On my first day, I walked into this huge area with hundreds of people doing all sorts of different things – sitting at cutting tables, with row after row of sewing machines or pressers [to press finished goods]. Half of us had never seen a sewing machine in our lives. I had tried asking girls I knew ‘what are you doing?’ before I started but they all said they didn’t know! They just allocated you the job and you went where they told you to go – and from that point you more or less got on with it.
That first day, they sat me down at a sewing machine. It was a heavy-duty electric machine and I was given a piece of cloth about a yard wide, two yards long. I sat there, staring at it. A woman leaned over and said: ‘Just put it under.’ So I did what I was told, put it under, put my foot on the treadle, and tried my best to work it. But really, I didn’t have a clue. I’d gone right across the material. It scared me to death, it was so quick the way it just kept sewing, making stitches.
There wa
s no one around to tell you off. Some of the girls working near me had already worked in a factory before, and they had a good laugh at my efforts. ‘Oh, you’ll get used to it,’ one girl said. And sure enough, after a couple of hours at it, I learned how to control the machine. I could start making things.
We were making the uniforms for the over-18s working in the different sections – coats, belts, caps, turbans, jackets, waistcoats; trousers for the men.
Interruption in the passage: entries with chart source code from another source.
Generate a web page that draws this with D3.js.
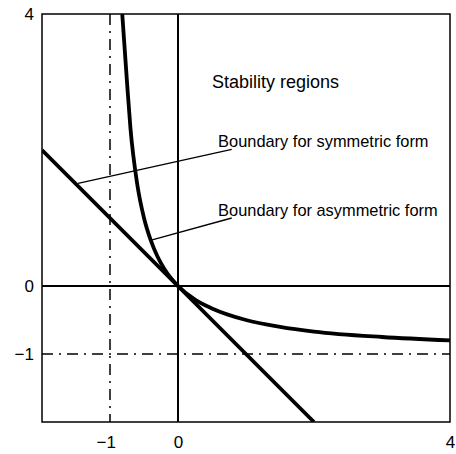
<!DOCTYPE html>
<html>
<head>
<meta charset="utf-8">
<script src="https://cdn.jsdelivr.net/npm/d3@7"></script>
<style>
  body { margin: 0; background: #fff; }
  svg { display: block; font-family: "Liberation Sans", Arial, sans-serif; }
  .ax .domain { display: none; }
</style>
</head>
<body>
<svg id="chart" width="456" height="454"></svg>
<script>
// values
var xDomain = [-2, 4]
var yDomain = [-2, 4]
var xTicks = [-1, 0, 4]
var yTicks = [-1, 0, 4]

// boundary for symmetric form (straight line)
var symX = [-2, 2]
var symY = [2, -2]

// boundary for asymmetric form (curve)
var asymX = [-0.82, -0.75, -0.7, -0.6, -0.5, -0.4, -0.3, -0.2, -0.1, 0, 0.25, 0.5, 1, 1.5, 2, 3, 4]
var asymY = [4.0, 3.0, 2.33, 1.5, 1.0, 0.67, 0.43, 0.25, 0.11, 0, -0.2, -0.33, -0.5, -0.6, -0.67, -0.75, -0.8]

// dash-dot reference lines
var refX = -1
var refY = -1

// annotations
var notes = [
  {text: 'Stability regions', x: 0.5, y: 2.91, size: 18},
  {text: 'Boundary for symmetric form', x: 0.59, y: 2.04, size: 16.4},
  {text: 'Boundary for asymmetric form', x: 0.59, y: 1.03, size: 16.4}
]
var leaders = [
  {x1: -1.47, y1: 1.51, x2: 0.79, y2: 2.01},
  {x1: -0.38, y1: 0.68, x2: 0.79, y2: 1.0}
]

var margin = {top: 14, left: 42}
var w = 408
var h = 408

var svg = d3.select('#chart')
var g = svg.append('g')
    .attr('transform', `translate(${margin.left},${margin.top})`)

var mapx = d3.scaleLinear().domain(xDomain).range([0, w])
var mapy = d3.scaleLinear().domain(yDomain).range([h, 0])

// dash-dot lines
g.append('line')
    .attr('x1', mapx(refX)).attr('x2', mapx(refX))
    .attr('y1', 0).attr('y2', h)
    .attr('stroke', '#000').attr('stroke-width', 1.5)
    .attr('stroke-dasharray', '11,6,2,6')
g.append('line')
    .attr('x1', 0).attr('x2', w)
    .attr('y1', mapy(refY)).attr('y2', mapy(refY))
    .attr('stroke', '#000').attr('stroke-width', 1.5)
    .attr('stroke-dasharray', '11,6,2,6')

// zero axes
g.append('line')
    .attr('x1', mapx(0)).attr('x2', mapx(0))
    .attr('y1', 0).attr('y2', h)
    .attr('stroke', '#000').attr('stroke-width', 2)
g.append('line')
    .attr('x1', 0).attr('x2', w)
    .attr('y1', mapy(0)).attr('y2', mapy(0))
    .attr('stroke', '#000').attr('stroke-width', 2)

// clip for the curves
g.append('clipPath').attr('id', 'clip')
    .append('rect').attr('width', w).attr('height', h)

var line = d3.line()
    .x(d => mapx(d[0]))
    .y(d => mapy(d[1]))

g.append('path')
    .attr('clip-path', 'url(#clip)')
    .attr('d', line(d3.zip(symX, symY)))
    .attr('fill', 'none').attr('stroke', '#000').attr('stroke-width', 3.8)

g.append('path')
    .attr('clip-path', 'url(#clip)')
    .attr('d', line.curve(d3.curveMonotoneX)(d3.zip(asymX, asymY)))
    .attr('fill', 'none').attr('stroke', '#000').attr('stroke-width', 3.8)

// leader lines
g.selectAll('.leader')
    .data(leaders)
    .enter().append('line')
    .classed('leader', true)
    .attr('x1', d => mapx(d.x1)).attr('y1', d => mapy(d.y1))
    .attr('x2', d => mapx(d.x2)).attr('y2', d => mapy(d.y2))
    .attr('stroke', '#000').attr('stroke-width', 1.3)

// labels
g.selectAll('.note')
    .data(notes)
    .enter().append('text')
    .classed('note', true)
    .attr('x', d => mapx(d.x))
    .attr('y', d => mapy(d.y))
    .style('font-size', d => d.size + 'px')
    .text(d => d.text)

// frame
g.append('rect')
    .attr('width', w).attr('height', h)
    .attr('fill', 'none').attr('stroke', '#000').attr('stroke-width', 1.5)

// axes
var fmt = d => d < 0 ? '\u2212' + Math.abs(d) : String(d)

var xa = g.append('g').classed('ax x', true)
    .attr('transform', `translate(0,${h})`)
    .call(d3.axisBottom(mapx).tickValues(xTicks).tickSize(0).tickPadding(14).tickFormat(fmt))
xa.selectAll('text')
    .attr('dx', d => d < 0 ? '-0.25em' : 0)

var ya = g.append('g').classed('ax y', true)
    .call(d3.axisLeft(mapy).tickValues(yTicks).tickSize(0).tickPadding(8).tickFormat(fmt))

svg.selectAll('.ax')
    .attr('font-family', null)
    .attr('font-size', null)
svg.selectAll('.ax text')
    .style('font-size', '17px')
    .style('fill', '#000')
</script>
</body>
</html>
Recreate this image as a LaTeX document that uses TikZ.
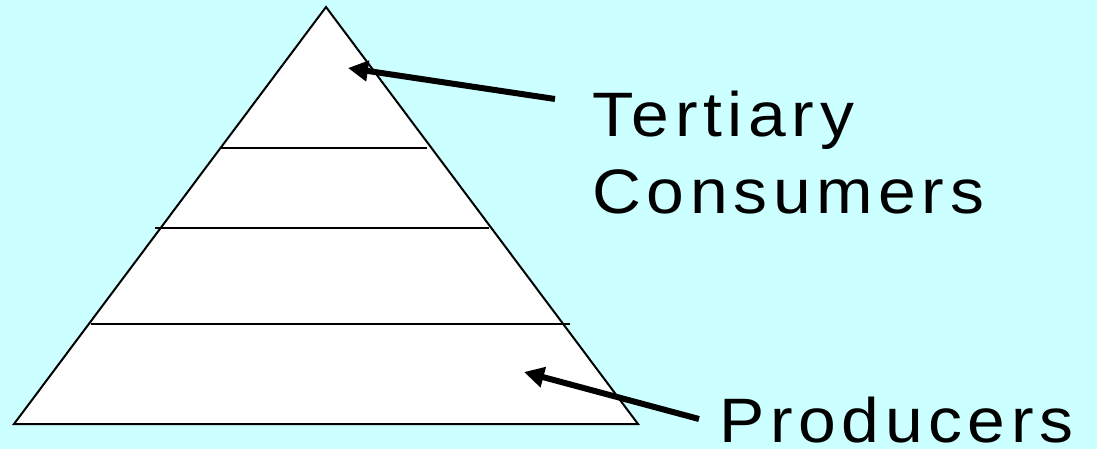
\documentclass[tikz,border=0pt]{standalone}
\usepackage{fontspec}
\setmainfont{Liberation Sans}[FakeStretch=1.08, LetterSpace=9]
\usetikzlibrary{arrows.meta}
\definecolor{skycyan}{HTML}{CCFFFF}
\tikzset{
    level/.style={line width=2pt},
    label/.style={inner sep=0pt, anchor=base west,
        font=\fontsize{62.8}{76}\selectfont},
    pointer/.style={line width=6pt, -{Triangle[length=20pt,width=20pt]}}
}

\begin{document}
\begin{tikzpicture}[x=1pt,y=-1pt]
    \fill[skycyan] (0,0) rectangle (1097,449);
    \useasboundingbox (0,0) rectangle (1097,449);
    % pyramid
    \filldraw[level, fill=white] (326,7) -- (638,424) -- (14,424) -- cycle;
    \draw[level] (220,148) -- (427,148);
    \draw[level] (155,228) -- (489,228);
    \draw[level] (91,324) -- (570,324);
    % labels
    \node[label] (tertiary) at (592,137) {Tertiary};
    \node[label] (consumers) at (592,213) {Consumers};
    \node[label] (producers) at (719,442) {Producers};
    \coordinate (toptail) at (555,99);
    \coordinate (toptip) at (348,68);
    \coordinate (basetail) at (699,419);
    \coordinate (basetip) at (524,372);
    \draw[pointer] (toptail) -- (toptip);
    \draw[pointer] (basetail) -- (basetip);
\end{tikzpicture}
\end{document}
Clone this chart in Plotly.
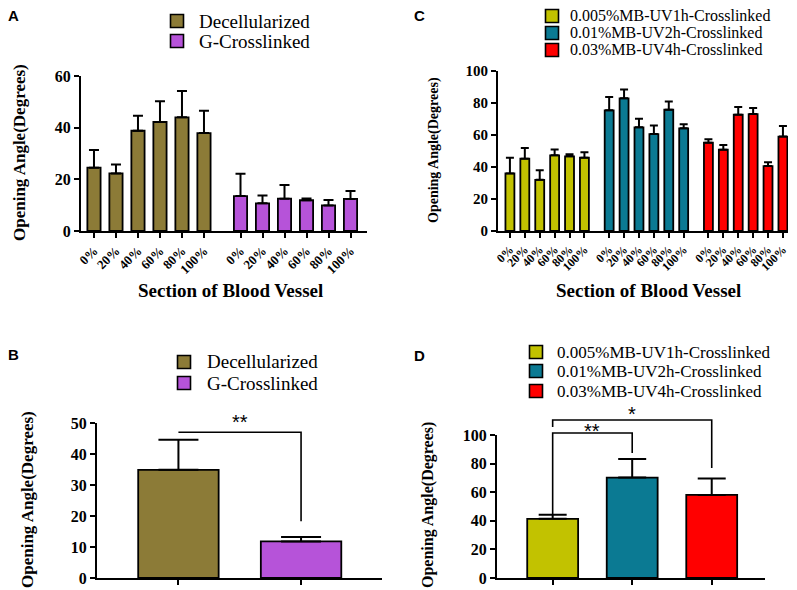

White coats for the women. The belts were in different colours for different shifts for the workers in the ammo section. Blue for one shift, green or red for another. When I started work there, I already wore trousers. You couldn’t buy them, I just wore my brothers’ cast-offs.
I worked two shifts, either day or afternoon for about eight months. It wasn’t a very long journey to work by bus, because we were living less than five miles away from the arsenal. Because of the bus timetable, I tended to have a break between the time I finished work at 3.30pm and when the bus left for home. So I soon got into the routine of it.
At one point in textiles, they gave us parachutes to repair. These were made of fine cotton, lawn, ecru-like silk; they would bring them in for us to mend, take a panel out and put a new one in. Some of the girls would take a panel out of a parachute to repair it and if the bits that were left over were any good, they’d hand them around: ‘Ooh, I’ll have that bit!’ One girl was so good at making things, she could literally just look at you and go: ‘Oh, you’re 36-24-38’ and then she’d cut it out, without a pattern, and make something to fit you out of parachute silk or cotton. She’d make you a petticoat or cami-knickers.
Of course, you’d have to put them on and wear them before you went home. You were always searched, every time you went in or left the arsenal. The police and the searchers were always there, at the kiosks, on the way in and out. You had your pass to show on the way in. But they could always do a random search. I was lucky; I never got caught with the parachute camiknickers. If I had, I’d probably have been out of a job, but the reason we did it was the rationing: you couldn’t buy anything without the rationing coupons we all used. I know a few people got sacked for stealing powder bags [bags made by the workers in textiles to store the powder for ammunition].